• Problem to work on: Restate the full listing word for word and leave the pictures out.

• Data shown:
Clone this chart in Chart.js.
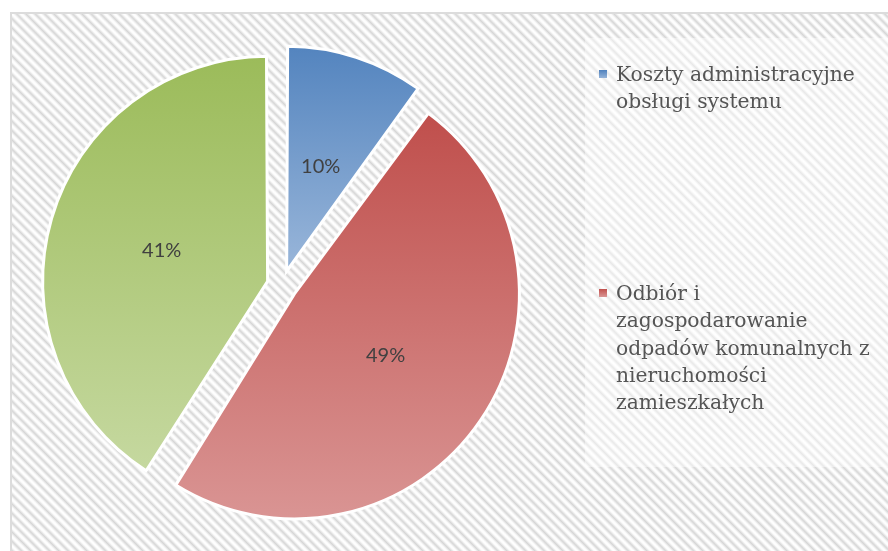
<!DOCTYPE html>
<html lang="pl">
<head>
<meta charset="utf-8">
<script src="https://cdn.jsdelivr.net/npm/chart.js"></script>
<style>
  html, body { margin: 0; padding: 0; background: #ffffff; }
  body { width: 888px; height: 551px; position: relative; overflow: hidden; }
  #frame {
    position: absolute; left: 10px; top: 12px; width: 900px; height: 560px;
    border-left: 2px solid #dcdcdc; border-top: 2px solid #dcdcdc;
    background: repeating-linear-gradient(45deg, #ffffff 0px, #fbfbfb 1px, #d6d6d6 3.3px, #fbfbfb 5.6px, #ffffff 6.6px);
  }
  #legendBox {
    position: absolute; left: 585px; top: 38px; width: 320px; height: 429px;
    background: rgba(255, 255, 255, 0.45);
  }
  #myChart { position: absolute; left: 0; top: 0; }
  .item { position: absolute; left: 616px; font-family: "DejaVu Serif", serif; font-size: 20.3px; line-height: 27.3px; color: #555555; white-space: nowrap; }
  .item i { position: absolute; left: -17px; top: 9px; width: 8px; height: 8px; }
</style>
</head>
<body>
<div id="frame"></div>
<div id="legendBox"></div>
<canvas id="myChart" width="888" height="551"></canvas>
<div id="legend"></div>
<script>
// chart data
const labels = [
    ['Koszty administracyjne', 'obsługi systemu'],
    ['Odbiór i', 'zagospodarowanie', 'odpadów komunalnych z', 'nieruchomości', 'zamieszkałych']
];
const shareLabels = ['Koszty administracyjne obsługi systemu', 'Odbiór i zagospodarowanie odpadów komunalnych z nieruchomości zamieszkałych', 'Pozostałe'];
const values = [10, 49, 41];
const topColors = ['#4f81bd', '#c0504d', '#9bbb59'];
const bottomColors = ['#95b3d8', '#da9695', '#c5d89f'];
const legendTops = [61, 280];

const R = 225;
const OFFSET = 60; // chart.js moves arc by offset/4

// legend drawn as html, text from labels
let html = '';
for (let i = 0; i < labels.length; i++) {
    html += '<div class="item" style="top:' + legendTops[i] + 'px"><i style="background:linear-gradient(' + topColors[i] + ',' + bottomColors[i] + ')"></i>' + labels[i].join('<br>') + '</div>';
}
document.getElementById('legend').innerHTML = html;

function sliceGradient(c) {
    const chart = c.chart;
    const area = chart.chartArea;
    const i = c.dataIndex;
    if (!area || i === undefined) return topColors[i || 0];
    const cx = (area.left + area.right) / 2;
    const cy = (area.top + area.bottom) / 2;
    const total = values.reduce((a, b) => a + b, 0);
    let before = 0;
    for (let k = 0; k < i; k++) before += values[k];
    const a0 = -Math.PI / 2 + before / total * 2 * Math.PI;
    const a1 = a0 + values[i] / total * 2 * Math.PI;
    const mid = (a0 + a1) / 2;
    const oy = cy + Math.sin(mid) * OFFSET / 4;
    let ys = [oy, oy + R * Math.sin(a0), oy + R * Math.sin(a1)];
    if (a0 < Math.PI / 2 && a1 > Math.PI / 2) ys.push(oy + R);
    if (a0 < -Math.PI / 2 + 0.0001 && a1 > -Math.PI / 2) ys.push(oy - R);
    if (a1 > 1.5 * Math.PI) ys.push(oy - R);
    const g = chart.ctx.createLinearGradient(0, Math.min(...ys), 0, Math.max(...ys));
    g.addColorStop(0, topColors[i]);
    g.addColorStop(1, bottomColors[i]);
    return g;
}

// keep every slice the same radius after the offset
const radiusFix = {
    id: 'radiusFix',
    afterDatasetsUpdate(chart) {
        chart.getDatasetMeta(0).data.forEach(arc => {
            const circ = arc.endAngle - arc.startAngle;
            const fix = 1 - Math.sin(Math.min(Math.PI, circ));
            arc.outerRadius = R - (OFFSET / 4) * fix;
        });
    }
};

const percentLabels = {
    id: 'percentLabels',
    afterDatasetsDraw(chart) {
        const ctx = chart.ctx;
        const total = values.reduce((a, b) => a + b, 0);
        ctx.save();
        ctx.font = '20px Lato';
        ctx.fillStyle = '#404040';
        ctx.textAlign = 'center';
        ctx.textBaseline = 'middle';
        chart.getDatasetMeta(0).data.forEach((arc, i) => {
            const mid = (arc.startAngle + arc.endAngle) / 2;
            const d = OFFSET / 4 + R * 0.49;
            ctx.fillText(Math.round(values[i] / total * 100) + '%', arc.x + Math.cos(mid) * d, arc.y + Math.sin(mid) * d);
        });
        ctx.restore();
    }
};

const config = {
    type: 'pie',
    data: {
        labels: shareLabels,
        datasets: [{
            data: values,
            backgroundColor: sliceGradient,
            borderColor: '#ffffff',
            borderWidth: 3,
            borderJoinStyle: 'miter',
            offset: OFFSET
        }]
    },
    options: {
        responsive: false,
        animation: false,
        radius: R,
        layout: { padding: { left: 0, right: 324, top: 20, bottom: 0 } },
        plugins: {
            legend: { display: false },
            tooltip: { enabled: false }
        }
    },
    plugins: [radiusFix, percentLabels]
};

const myChart = new Chart(document.getElementById('myChart'), config);
</script>
</body>
</html>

• Solution:
Clone this chart in Chart.js.
<!DOCTYPE html>
<html lang="pl">
<head>
<meta charset="utf-8">
<script src="https://cdn.jsdelivr.net/npm/chart.js"></script>
<style>
  html, body { margin: 0; padding: 0; background: #ffffff; }
  body { width: 888px; height: 551px; position: relative; overflow: hidden; }
  #frame {
    position: absolute; left: 10px; top: 12px; width: 900px; height: 560px;
    border-left: 2px solid #dcdcdc; border-top: 2px solid #dcdcdc;
    background: repeating-linear-gradient(45deg, #ffffff 0px, #fbfbfb 1px, #d6d6d6 3.3px, #fbfbfb 5.6px, #ffffff 6.6px);
  }
  #legendBox {
    position: absolute; left: 585px; top: 38px; width: 320px; height: 429px;
    background: rgba(255, 255, 255, 0.45);
  }
  #myChart { position: absolute; left: 0; top: 0; }
  .item { position: absolute; left: 616px; font-family: "DejaVu Serif", serif; font-size: 20.3px; line-height: 27.3px; color: #555555; white-space: nowrap; }
  .item i { position: absolute; left: -17px; top: 9px; width: 8px; height: 8px; }
</style>
</head>
<body>
<div id="frame"></div>
<div id="legendBox"></div>
<canvas id="myChart" width="888" height="551"></canvas>
<div id="legend"></div>
<script>
// chart data
const labels = [
    ['Koszty administracyjne', 'obsługi systemu'],
    ['Odbiór i', 'zagospodarowanie', 'odpadów komunalnych z', 'nieruchomości', 'zamieszkałych']
];
const shareLabels = ['Koszty administracyjne obsługi systemu', 'Odbiór i zagospodarowanie odpadów komunalnych z nieruchomości zamieszkałych', 'Pozostałe'];
const values = [10, 49, 41];
const topColors = ['#4f81bd', '#c0504d', '#9bbb59'];
const bottomColors = ['#95b3d8', '#da9695', '#c5d89f'];
const legendTops = [61, 280];

const R = 225;
const OFFSET = 60; // chart.js moves arc by offset/4

// legend drawn as html, text from labels
let html = '';
for (let i = 0; i < labels.length; i++) {
    html += '<div class="item" style="top:' + legendTops[i] + 'px"><i style="background:linear-gradient(' + topColors[i] + ',' + bottomColors[i] + ')"></i>' + labels[i].join('<br>') + '</div>';
}
document.getElementById('legend').innerHTML = html;

function sliceGradient(c) {
    const chart = c.chart;
    const area = chart.chartArea;
    const i = c.dataIndex;
    if (!area || i === undefined) return topColors[i || 0];
    const cx = (area.left + area.right) / 2;
    const cy = (area.top + area.bottom) / 2;
    const total = values.reduce((a, b) => a + b, 0);
    let before = 0;
    for (let k = 0; k < i; k++) before += values[k];
    const a0 = -Math.PI / 2 + before / total * 2 * Math.PI;
    const a1 = a0 + values[i] / total * 2 * Math.PI;
    const mid = (a0 + a1) / 2;
    const oy = cy + Math.sin(mid) * OFFSET / 4;
    let ys = [oy, oy + R * Math.sin(a0), oy + R * Math.sin(a1)];
    if (a0 < Math.PI / 2 && a1 > Math.PI / 2) ys.push(oy + R);
    if (a0 < -Math.PI / 2 + 0.0001 && a1 > -Math.PI / 2) ys.push(oy - R);
    if (a1 > 1.5 * Math.PI) ys.push(oy - R);
    const g = chart.ctx.createLinearGradient(0, Math.min(...ys), 0, Math.max(...ys));
    g.addColorStop(0, topColors[i]);
    g.addColorStop(1, bottomColors[i]);
    return g;
}

// keep every slice the same radius after the offset
const radiusFix = {
    id: 'radiusFix',
    afterDatasetsUpdate(chart) {
        chart.getDatasetMeta(0).data.forEach(arc => {
            const circ = arc.endAngle - arc.startAngle;
            const fix = 1 - Math.sin(Math.min(Math.PI, circ));
            arc.outerRadius = R - (OFFSET / 4) * fix;
        });
    }
};

const percentLabels = {
    id: 'percentLabels',
    afterDatasetsDraw(chart) {
        const ctx = chart.ctx;
        const total = values.reduce((a, b) => a + b, 0);
        ctx.save();
        ctx.font = '20px Lato';
        ctx.fillStyle = '#404040';
        ctx.textAlign = 'center';
        ctx.textBaseline = 'middle';
        chart.getDatasetMeta(0).data.forEach((arc, i) => {
            const mid = (arc.startAngle + arc.endAngle) / 2;
            const d = OFFSET / 4 + R * 0.49;
            ctx.fillText(Math.round(values[i] / total * 100) + '%', arc.x + Math.cos(mid) * d, arc.y + Math.sin(mid) * d);
        });
        ctx.restore();
    }
};

const config = {
    type: 'pie',
    data: {
        labels: shareLabels,
        datasets: [{
            data: values,
            backgroundColor: sliceGradient,
            borderColor: '#ffffff',
            borderWidth: 3,
            borderJoinStyle: 'miter',
            offset: OFFSET
        }]
    },
    options: {
        responsive: false,
        animation: false,
        radius: R,
        layout: { padding: { left: 0, right: 324, top: 20, bottom: 0 } },
        plugins: {
            legend: { display: false },
            tooltip: { enabled: false }
        }
    },
    plugins: [radiusFix, percentLabels]
};

const myChart = new Chart(document.getElementById('myChart'), config);
</script>
</body>
</html>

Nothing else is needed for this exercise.